Jest nadzieja, że podczas koncertu zostanie wykorzystany zabytkowy pozytyw szkatulny (ostatni raz używany podczas festiwalowego koncertu piętnaście lat temu) oraz kopia klawikordu z klasztoru sióstr klarysek. Rozmowy na ten temat jeszcze trwają, ale byłaby to niebywała uczta - móc usłyszeć utwory wykonywane na tym samym instrumencie, na którym były grane ponad dwieście lat temu!
    Na XXXV Starosądecki Festiwal Muzyki Dawnej zatytułowany: „Muzyka polska - muzyka w Polsce” zaplanowano następujące koncerty:
- „Muzyka instrumentalna w siedemnastowiecznej Polsce”, wyk. The Parley of Instruments Renaissance Violin Band (Wielka Brytania), dyr. Peter Holman;
-„Ad hymnos, ad cantus”! Stanisława Sylwestra Szarzyńskiego dzieła wszystkie, wyk. Harmonia Sacra, kier. art. Marcin Szelest;
„Muzyka na instrumenty klawiszowe z klasztoru sióstr klarysek w Starym Sączu”, wyk. Maria Erdman (klawikord), Ewa Mrowca (klawesyn), Krzysztof Urbaniak (pozytyw);
Na warszawskim dworze Augusta II, wyk. Cantate.fr (Polska/Francja), kier. art. Stefan Plewniak;
- „U progu romantyzm - polska muzyka religijna Franciszka Lessla”, wyk. Capella Cracoviensis, dyr.Jan Tomasz Adamus.

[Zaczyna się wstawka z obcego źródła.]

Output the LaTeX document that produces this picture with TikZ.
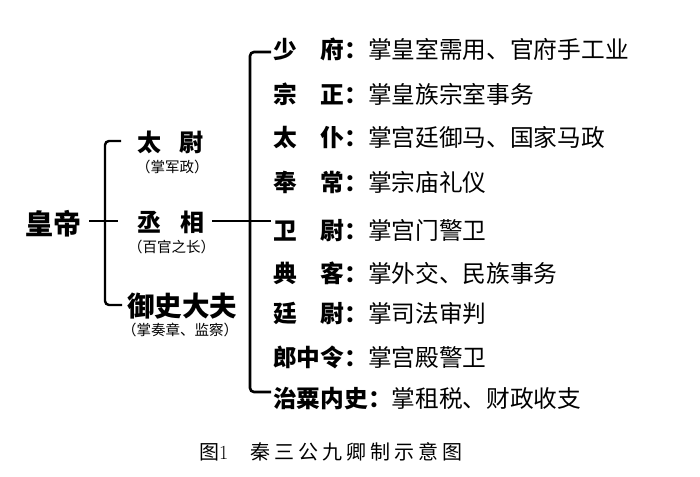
\documentclass[tikz,border=0pt]{standalone}
\usepackage{fontspec}
\newfontfamily\cjk{Noto Sans CJK SC}
\begin{document}
\begin{tikzpicture}[x=1pt,y=-1pt,
  conn/.style={line width=2.6pt, line cap=butt, rounded corners=4pt},
  txt/.style={inner sep=0pt, anchor=west},
  big/.style={txt, text height=24.6pt, text depth=3.4pt, font=\cjk\bfseries\fontsize{28}{28}\selectfont},
  mid/.style={txt, text height=21.1pt, text depth=2.9pt, font=\cjk\bfseries\fontsize{24}{24}\selectfont},
  yus/.style={txt, text height=24.2pt, text depth=3.3pt, font=\cjk\bfseries\fontsize{27.5}{28}\selectfont},
  note/.style={txt, text height=12.8pt, text depth=1.7pt, font=\cjk\fontsize{14.5}{15}\selectfont},
  row/.style={txt, text height=20.9pt, text depth=2.8pt, font=\cjk\fontsize{23.7}{24}\selectfont},
  captxt/.style={txt, text height=17.6pt, text depth=2.4pt, font=\cjk\fontsize{20}{20}\selectfont}]
\useasboundingbox (0,0) rectangle (700,476);
\fill[white] (0,0) rectangle (700,476);

% left part
\node[big] (emp) at (25,224) {皇帝};
\node[mid] (tw) at (137,142) {太\hspace{0.75em}尉};
\node[note] (twn) at (136,167) {（掌军政）};
\node[mid] (cx) at (137,222) {丞\hspace{0.8em}相};
\node[note] (cxn) at (128,247) {（百官之长）};
\node[yus] (ys) at (127,306) {御史大夫};
\node[note] (ysn) at (122,330) {（掌奏章、监察）};

% right list
\node[row] (r1) at (273,49) {\textbf{少\hspace{1em}府：}掌皇室需用、官府手工业};
\node[row] (r2) at (273,94) {\textbf{宗\hspace{1em}正：}掌皇族宗室事务};
\node[row] (r3) at (273,137) {\textbf{太\hspace{1em}仆：}掌宫廷御马、国家马政};
\node[row] (r4) at (273,182) {\textbf{奉\hspace{1em}常：}掌宗庙礼仪};
\node[row] (r5) at (273,230) {\textbf{卫\hspace{1em}尉：}掌宫门警卫};
\node[row] (r6) at (273,273) {\textbf{典\hspace{1em}客：}掌外交、民族事务};
\node[row] (r7) at (273,313) {\textbf{廷\hspace{1em}尉：}掌司法审判};
\node[row] (r8) at (273,357) {\textbf{郎中令：}掌宫殿警卫};
\node[row] (r9) at (273,398) {\textbf{治粟内史：}掌租税、财政收支};

% caption
\node[captxt] (capn) at (199,452) {图{\rmfamily\fontsize{20}{20}\selectfont 1}\hspace{1.1em}秦\hspace{4pt}三\hspace{4pt}公\hspace{4pt}九\hspace{4pt}卿\hspace{4pt}制\hspace{4pt}示\hspace{4pt}意\hspace{4pt}图};

% connector coordinates
\coordinate (le) at (89,221);
\coordinate (lx) at (118,221);
\coordinate (lt) at (121,141);
\coordinate (lb) at (122,305);
\coordinate (cxe) at (212,221);
\coordinate (rx) at (250,221);
\coordinate (rs) at (271,221);
\coordinate (rt) at (271,52);
\coordinate (rb) at (271,392);

% left bracket
\draw[conn, line width=2.4pt] (le) -- (lx);
\draw[conn, line width=2.4pt] (lt) -- (105,141) -- (105,305) -- (lb);
% right bracket
\draw[conn] (cxe) -- (rx) -- (rs);
\draw[conn] (rt) -- (250,52) -- (250,392) -- (rb);
\end{tikzpicture}
\end{document}
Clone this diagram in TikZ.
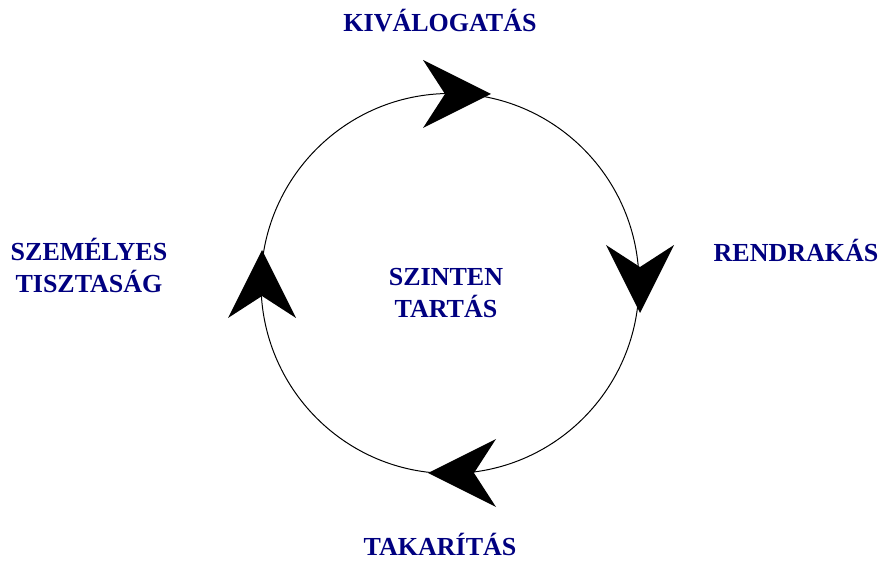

Jeden z tych koncertów pokazany zostanie w celach promocyjnych w partnerskiej Lewoczy - poinformował dyr.CKiS Wojciech Knapik. - W czasie festiwalu będziemy też zapraszać publiczność na spotkania towarzysko-edukacyjne z artystami w „ogródku festiwalowym” - dodał.
    Starosądecki Festiwal Muzyki Dawnej jest jednym z najstarszych festiwali tego rodzaju muzyki w Polsce, jest imprezą o bogatej tradycji, mającą swych wiernych od trzydziestu pięciu lat fanów. Ci, którzy od jego początków oczekiwali dni na przełomie czerwca i lipca, pamiętają, że co roku, szczególnego kolorytu tym wieczorom nadawali wielbiciele świetnej muzyki i… gór. W ciągu dnia, młodzi (także tylko duchem) ludzie przemierzali górskie szlaki, aby wieczorem w szczególnych „strojach koncertowych” z dodatkiem wypchanego plecaka, pojawiać się w starosądeckich kościołach, gdzie koncerty kończyły się niejednokrotnie niewiele przed północą.
Wierzę, że projekt przedstawiony przez nowego dyrektora Starosądeckiego Festiwalu Muzyki Dawnej sprawi, że te czasy powrócą i że Stary Sącz stanie się centrum - stolicą „turystyki festiwalowej” na mapie Polski.